Technical Background

This section briefly covers the key technologies on which Obscuro relies.

We recommend reading through the “Trusted Execution Environment” section because it introduces concepts and notations used throughout the paper.


Ethereum is a public, transparent, permissionless blockchain system and network of nodes, supporting account-based smart contracts, where business logic can be deployed as code to create an immutable and uncensorable contract which can hold and control the flow of value. The Ethereum mainnet went live in 2015 and is the most mature and adopted smart contract system. Read more on the official website.

Trusted Execution Environment

A TEE is a secure area of a central processor or CPU. It guarantees code and data loaded inside to be protected with respect to confidentiality and integrity as it is processed. Obscuro focuses initially on Intel’s SGX, based on the team’s 5 years of experience developing a confidential computing product with it. The TEE data cannot be read or processed outside the enclave, including processes running at higher privilege levels in the same host.

An SGX-capable CPU has two device root keys that are fused into it by the manufacturer, the Root Provisioning Key (RPK) and the Root Sealing Key (RSK). The RPK is known to Intel and used to prove a CPU is genuine via remote attestation and the RSK is not known to any entity outside the CPU. These keys can be used to create other CPU specific keys. In this whitepaper, we will refer to them as the Enclave Key (EK). Processes and users outside the enclave encrypt data that is only meant for the enclave using keys generated inside the enclave. When the enclave wishes to store data, it is again encrypted so that the host (the server which stores the data) is not able to see it.

Attestation allows user verification that the enclave is running on a genuine SGX capable CPU that is properly-patched, and the application running inside the enclave matches a particular codebase and is un-tampered before the user shares confidential data with it. This allows the user or someone trusted by them to audit the code of the application in advance and know for sure that only that code will see that data.

In Obscuro’s case, the SGX application is a virtual machine largely compatible with the EVM, allowing execution of existing Ethereum smart contracts, along with the rollup functionality necessary to interact with the L1 contract.

The Trusted Computing Base (TCB) is defined as the set of computing technologies that must be working correctly and not be malicious or compromised for a security system to operate. The TCB is composed of the hardware TCB (the CPU) and the software TCB (the CPU microcode and the application). Attestation provides to the Verifier a report containing the details about all the components of a TCB, like CPU type, the SGX security version number (CPUSVN) and the version of the application.

An attestation report that was deemed as secure could become insecure if a vulnerability is disclosed. At that moment, the system needs to be re-secured, a process which is called TCB recovery.

This whitepaper refers to the Attestation Report (AR) as a generic object that describes the TCB and also contains an encryption key referred to as the Attestation Key (AK), and as Attestation Constraints (AC) to a set of constraints that a report must satisfy to be considered secure at a point in time.

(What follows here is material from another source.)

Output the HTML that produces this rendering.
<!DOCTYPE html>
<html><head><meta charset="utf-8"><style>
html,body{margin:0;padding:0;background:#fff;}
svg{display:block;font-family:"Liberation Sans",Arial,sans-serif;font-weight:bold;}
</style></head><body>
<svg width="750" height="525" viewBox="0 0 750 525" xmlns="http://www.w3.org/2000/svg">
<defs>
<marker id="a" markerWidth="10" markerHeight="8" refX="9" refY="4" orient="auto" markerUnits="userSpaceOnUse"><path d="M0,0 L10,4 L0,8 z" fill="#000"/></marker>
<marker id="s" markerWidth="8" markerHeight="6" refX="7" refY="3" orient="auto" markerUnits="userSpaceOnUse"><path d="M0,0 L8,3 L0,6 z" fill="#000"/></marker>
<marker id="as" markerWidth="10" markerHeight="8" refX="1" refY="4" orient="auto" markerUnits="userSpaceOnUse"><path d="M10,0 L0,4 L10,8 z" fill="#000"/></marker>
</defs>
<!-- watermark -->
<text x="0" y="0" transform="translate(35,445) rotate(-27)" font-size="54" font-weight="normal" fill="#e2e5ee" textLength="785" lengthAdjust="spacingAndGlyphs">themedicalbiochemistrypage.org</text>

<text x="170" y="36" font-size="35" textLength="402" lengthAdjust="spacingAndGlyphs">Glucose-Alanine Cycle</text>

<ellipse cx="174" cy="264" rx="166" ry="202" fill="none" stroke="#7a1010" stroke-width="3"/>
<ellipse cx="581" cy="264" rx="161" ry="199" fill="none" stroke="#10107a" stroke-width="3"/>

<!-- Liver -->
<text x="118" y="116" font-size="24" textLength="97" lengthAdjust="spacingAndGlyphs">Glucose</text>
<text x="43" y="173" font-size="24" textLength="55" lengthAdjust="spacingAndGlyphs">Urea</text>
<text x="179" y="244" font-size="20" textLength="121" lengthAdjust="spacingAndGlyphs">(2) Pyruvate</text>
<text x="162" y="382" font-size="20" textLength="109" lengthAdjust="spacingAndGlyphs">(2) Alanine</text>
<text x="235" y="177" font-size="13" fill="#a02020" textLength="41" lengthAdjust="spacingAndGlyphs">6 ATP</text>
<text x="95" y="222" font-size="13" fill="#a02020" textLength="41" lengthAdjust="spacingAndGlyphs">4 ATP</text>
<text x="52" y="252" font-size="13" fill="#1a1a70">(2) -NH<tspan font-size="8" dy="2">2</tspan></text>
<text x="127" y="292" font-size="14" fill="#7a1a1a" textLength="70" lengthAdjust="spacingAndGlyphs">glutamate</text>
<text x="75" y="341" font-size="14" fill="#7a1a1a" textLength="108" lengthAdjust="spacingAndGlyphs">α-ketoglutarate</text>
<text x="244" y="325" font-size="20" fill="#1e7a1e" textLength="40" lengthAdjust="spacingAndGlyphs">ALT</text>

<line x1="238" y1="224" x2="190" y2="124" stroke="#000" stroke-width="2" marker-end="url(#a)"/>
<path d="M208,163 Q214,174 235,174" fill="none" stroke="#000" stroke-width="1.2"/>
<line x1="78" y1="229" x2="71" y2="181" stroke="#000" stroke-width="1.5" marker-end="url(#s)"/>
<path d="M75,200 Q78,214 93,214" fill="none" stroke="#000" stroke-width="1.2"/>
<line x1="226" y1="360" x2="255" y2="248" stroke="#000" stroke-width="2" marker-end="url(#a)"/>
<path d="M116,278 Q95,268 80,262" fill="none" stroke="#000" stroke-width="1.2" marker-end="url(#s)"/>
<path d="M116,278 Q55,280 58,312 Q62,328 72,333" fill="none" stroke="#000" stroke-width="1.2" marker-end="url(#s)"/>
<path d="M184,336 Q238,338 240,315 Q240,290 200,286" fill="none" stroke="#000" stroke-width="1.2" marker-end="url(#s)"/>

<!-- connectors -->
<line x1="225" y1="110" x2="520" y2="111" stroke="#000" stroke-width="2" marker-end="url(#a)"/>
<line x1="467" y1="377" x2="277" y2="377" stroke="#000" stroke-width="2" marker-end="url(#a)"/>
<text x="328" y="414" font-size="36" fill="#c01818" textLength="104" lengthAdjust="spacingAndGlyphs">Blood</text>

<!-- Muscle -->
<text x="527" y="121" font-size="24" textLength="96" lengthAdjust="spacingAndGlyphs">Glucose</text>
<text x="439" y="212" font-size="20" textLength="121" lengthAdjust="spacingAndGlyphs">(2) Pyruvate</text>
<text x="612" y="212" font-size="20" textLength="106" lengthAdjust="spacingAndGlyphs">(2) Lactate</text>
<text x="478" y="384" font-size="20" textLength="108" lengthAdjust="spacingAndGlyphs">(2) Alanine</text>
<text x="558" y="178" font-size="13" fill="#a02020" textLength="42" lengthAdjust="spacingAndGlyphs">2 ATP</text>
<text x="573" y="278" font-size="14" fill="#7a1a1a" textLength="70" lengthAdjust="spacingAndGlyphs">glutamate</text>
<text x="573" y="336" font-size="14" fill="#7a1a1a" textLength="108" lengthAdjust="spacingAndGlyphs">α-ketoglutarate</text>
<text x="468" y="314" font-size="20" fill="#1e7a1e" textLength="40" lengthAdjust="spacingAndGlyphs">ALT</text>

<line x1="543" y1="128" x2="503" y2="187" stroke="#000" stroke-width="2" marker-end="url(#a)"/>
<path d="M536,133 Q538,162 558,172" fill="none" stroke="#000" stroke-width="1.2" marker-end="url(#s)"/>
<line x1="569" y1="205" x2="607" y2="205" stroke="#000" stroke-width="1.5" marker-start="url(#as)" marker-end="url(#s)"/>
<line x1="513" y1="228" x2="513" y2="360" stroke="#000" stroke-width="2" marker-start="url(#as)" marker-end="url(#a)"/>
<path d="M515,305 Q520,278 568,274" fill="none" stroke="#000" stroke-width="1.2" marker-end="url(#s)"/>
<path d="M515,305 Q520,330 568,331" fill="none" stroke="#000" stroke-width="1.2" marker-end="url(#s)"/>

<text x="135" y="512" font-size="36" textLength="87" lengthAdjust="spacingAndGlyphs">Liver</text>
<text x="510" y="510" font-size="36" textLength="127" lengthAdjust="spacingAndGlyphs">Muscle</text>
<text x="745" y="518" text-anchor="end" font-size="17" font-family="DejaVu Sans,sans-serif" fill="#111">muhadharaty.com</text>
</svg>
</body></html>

The constraints will change over time as vulnerabilities are discovered, the software is upgraded with new features or to keep up with the evolution of the EVM. The Obscuro nodes will have to upgrade to continue participating in the network.

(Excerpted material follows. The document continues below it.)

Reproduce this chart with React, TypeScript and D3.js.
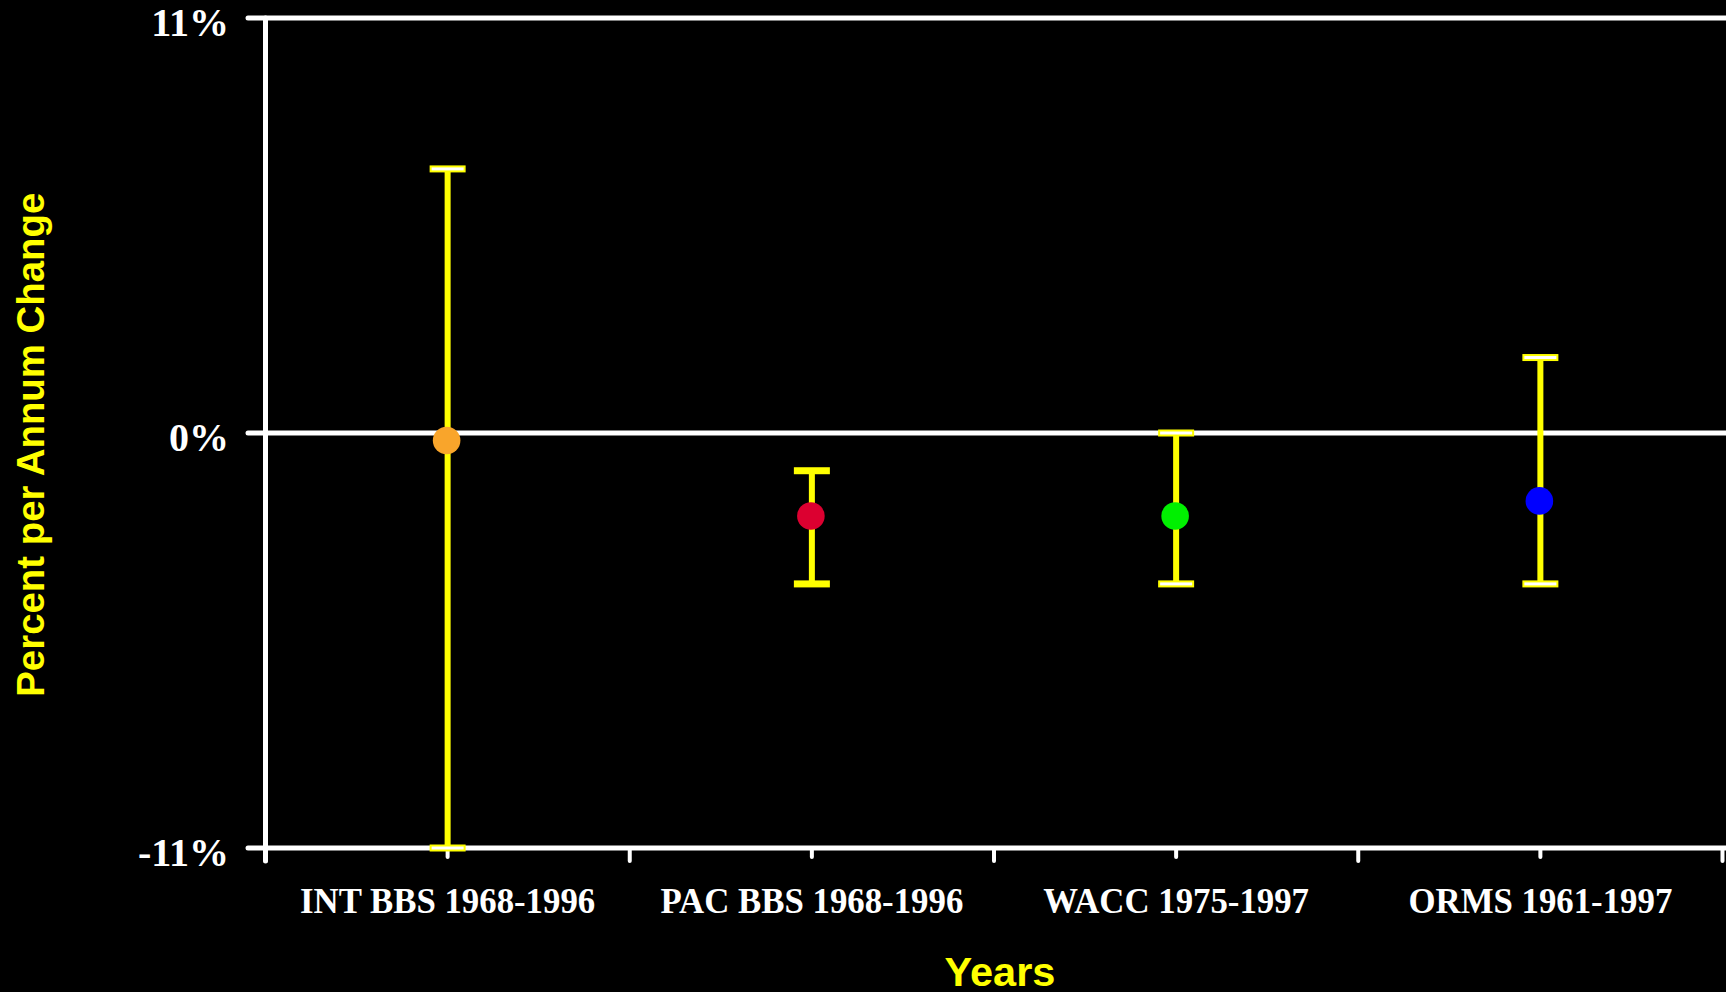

Any message originating from an enclave can be signed with the AK. This is a guarantee for the recipient that it must have originated only inside a valid enclave.

The diagram below is a conceptual high-level overview of the mechanism by which a TEE manufacturer and a group of security auditors propagate trust to the output of the computing performed inside the TEE.

tee architecture

A signature from the EK attests that a signed data packet originates from a genuine CPU. That is not enough for the output of typical confidential computing use cases, as clients have to know what program runs inside the CPU and what firmware.

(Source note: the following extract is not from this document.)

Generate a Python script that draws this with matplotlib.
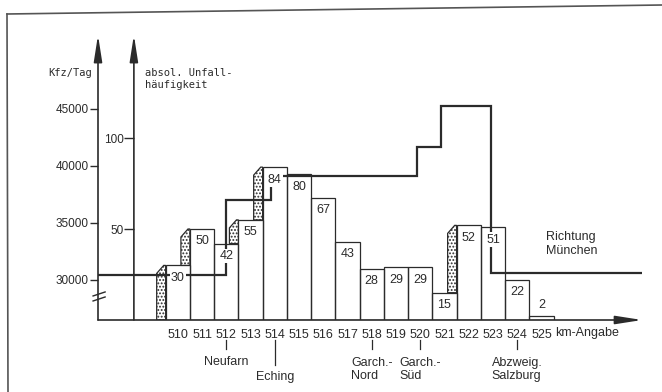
import matplotlib
matplotlib.use('Agg')
import matplotlib.pyplot as plt
import matplotlib.transforms as mtransforms
from matplotlib.patches import Polygon
from matplotlib.lines import Line2D

# ---------------- data ----------------
km = list(range(510, 526))
km_labels = [str(k) for k in km]
accidents = [30, 50, 42, 55, 84, 80, 67, 43, 28, 29, 29, 15, 52, 51, 22, 2]
kfz_edges = [512, 513.85, 519.85, 520.85, 522.9]
kfz_values = [30400, 37000, 39100, 41700, 45300, 30600]
kfz_ticks = [30000, 35000, 40000, 45000]
acc_ticks = [50, 100]
junctions = [512, 514, 518, 520, 524]
junction_names = ['Neufarn', 'Eching', 'Garch.-\nNord', 'Garch.-\nSüd', 'Abzweig.\nSalzburg']

# ---------------- style ----------------
C = '#2b2b2b'
plt.rcParams['font.family'] = ['Liberation Sans', 'DejaVu Sans']
plt.rcParams['hatch.linewidth'] = 0.9
plt.rcParams['hatch.color'] = C
MONO = ['DejaVu Sans Mono']
FS = 9

W, H = 662, 392
fig = plt.figure(figsize=(W / 100, H / 100), dpi=100)
fig.patch.set_facecolor('white')

XL = (506.71, 529.27)
X_END = 529.15
ACC_AXIS_X = 508.19

ax_k = fig.add_axes([98 / W, 72 / H, 547 / W, 285 / H])
ax_k.set_xlim(*XL)
ax_k.set_ylim(26491, 51491)
ax_a = ax_k.twinx()
ax_a.set_ylim(0, 156.6)
ax_k.patch.set_visible(False)
ax_a.patch.set_visible(False)
for ax in (ax_k, ax_a):
    for s in ax.spines.values():
        s.set_visible(False)

# Kfz axis ticks
ax_k.set_yticks(kfz_ticks)
ax_k.set_yticklabels([str(t) for t in kfz_ticks])
ax_k.tick_params(axis='y', direction='out', length=6, width=1.0, color=C,
                 labelcolor=C, labelsize=8.5, pad=0.5)
# km ticks
ax_k.set_xticks(km)
ax_k.set_xticklabels(km_labels)
ax_k.tick_params(axis='x', length=0, labelcolor=C, labelsize=FS, pad=6.5)

# accident axis ticks (moved to inner axis line)
ax_a.spines['left'].set_position(('data', ACC_AXIS_X))
ax_a.yaxis.set_ticks_position('left')
ax_a.set_yticks(acc_ticks)
ax_a.set_yticklabels([str(t) for t in acc_ticks])
ax_a.tick_params(axis='y', direction='out', length=7, width=1.0, color=C,
                 labelcolor=C, labelsize=8.5, pad=0.5)
ax_a.set_xlim(*XL)


def arrow(ax, p0, p1, coords):
    ax.annotate('', xy=p1, xytext=p0, xycoords=coords, textcoords=coords,
                arrowprops=dict(arrowstyle='-|>,head_length=1.6,head_width=0.25',
                                color=C, lw=1.2, shrinkA=0, shrinkB=0,
                                mutation_scale=10),
                annotation_clip=False)


arrow(ax_k, (0, 0), (0, 1), 'axes fraction')
arrow(ax_a, (ACC_AXIS_X, 0), (ACC_AXIS_X, 1), ('data', 'axes fraction'))
arrow(ax_a, (XL[0], 0), (X_END, 0), ('data', 'axes fraction'))

# axis break mark on Kfz axis
tb = mtransforms.blended_transform_factory(ax_k.transAxes, ax_k.transData)
for y0 in (28160, 28600):
    ax_k.plot([-0.009, 0.013], [y0, y0 + 350], color=C, lw=1.0,
              transform=tb, clip_on=False)

# bars
ax_a.bar(km, accidents, width=1.0, facecolor='none', edgecolor=C,
         linewidth=0.9, zorder=2)

# dotted side faces where the count rises noticeably
SW = 0.37
for i, (k, v) in enumerate(zip(km, accidents)):
    prev = accidents[i - 1] if i > 0 else 0
    if v - prev > 5:
        xl = k - 0.5
        pts = [(xl - SW, prev), (xl - SW, v - 4.4), (xl - 0.08, v), (xl, v), (xl, prev)]
        ax_a.add_patch(Polygon(pts, closed=True, facecolor='white', edgecolor=C,
                               linewidth=0.9, hatch='.....', zorder=2))

# traffic volume step line
ax_a.stairs(kfz_values, [XL[0]] + kfz_edges + [X_END], baseline=None,
            transform=ax_k.transData, color=C, linewidth=1.6, zorder=4)

# bar labels
for k, v in zip(km, accidents):
    y = v - 6.8 if v > 10 else v + 6.5
    ax_a.text(k, y, str(v), ha='center', va='center', fontsize=FS, color=C,
              zorder=6, bbox=dict(facecolor='white', edgecolor='none', pad=0.8))

# junction annotations
tx = mtransforms.blended_transform_factory(ax_a.transData, ax_a.transAxes)
for k, name in zip(junctions, junction_names):
    long = (name == 'Eching')
    y1 = -0.158 if long else -0.1018
    ax_a.plot([k, k], [-0.0702, y1], color=C, lw=0.9, transform=tx, clip_on=False)
    ty = -0.2 if long else (-0.147 if '\n' not in name else -0.1737)
    ax_a.text(k, ty, name, transform=tx, ha='center', va='center',
              multialignment='left', fontsize=FS, color=C, linespacing=1.1)

ax_a.text(525.55, -0.0456, 'km-Angabe', transform=tx, ha='left', va='center',
          fontsize=FS, color=C)
ax_a.text(525.19, 41.8, 'Richtung\nMünchen', ha='left', va='center',
          fontsize=FS, color=C, linespacing=1.2)

# axis titles
fig.text(48 / W, 1 - 73 / H, 'Kfz/Tag', family=MONO, fontsize=7.5, color=C,
         ha='left', va='center')
fig.text(145 / W, 1 - 79 / H, 'absol. Unfall-\nhäufigkeit', family=MONO,
         fontsize=7.5, color=C, ha='left', va='center', linespacing=1.35)

# page frame
fig.add_artist(Line2D([7 / W, 1], [1 - 14 / H, 1 - 5 / H], transform=fig.transFigure,
                      color='#555555', lw=1.2))
fig.add_artist(Line2D([7 / W, 8 / W], [1 - 14 / H, 0], transform=fig.transFigure,
                      color='#555555', lw=1.2))

fig.savefig('out.png', dpi=100, facecolor='white')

To solve this problem, the TEE generates a new key (the AK) derived from the RSK, which is then included in the attestation report, together with the software and hardware versions, and signs this report with the EK.

By this mechanism, data packets signed with the AK include the trust from the genuine CPU and the hash of the program attested by the group of auditors.


The two approaches to scaling L1 blockchains are to improve the capacity of the blockchain, or move processing away from it but tie back to it.

The first approach can make the blockchain more centralised, as the cost of node infrastructure increases (limiting the number of participants able to afford it) or the number of nodes involved in consensus decreases. A variation splits the accounts into shards, allowing validation to happen in parallel, and this is the current approach on the Eth2 roadmap.

The second approach is to allow users to engage with contracts on a second-layer network of nodes, where the majority of the processing work is undertaken. One example of the second approach is rollups, where the L2 transactions are verified and posted in compressed form in a single rollup transaction to the L1 blockchain. There is an L1 contract which processes deposits and withdrawals. In zero-knowledge rollups, L1 nodes can undertake a lightweight process of verification of the correctness of activity on the L2 network, whereas in optimistic rollups, the L2 transactions submitted are assumed to be correct, but another L2 node may disprove them during a challenge window.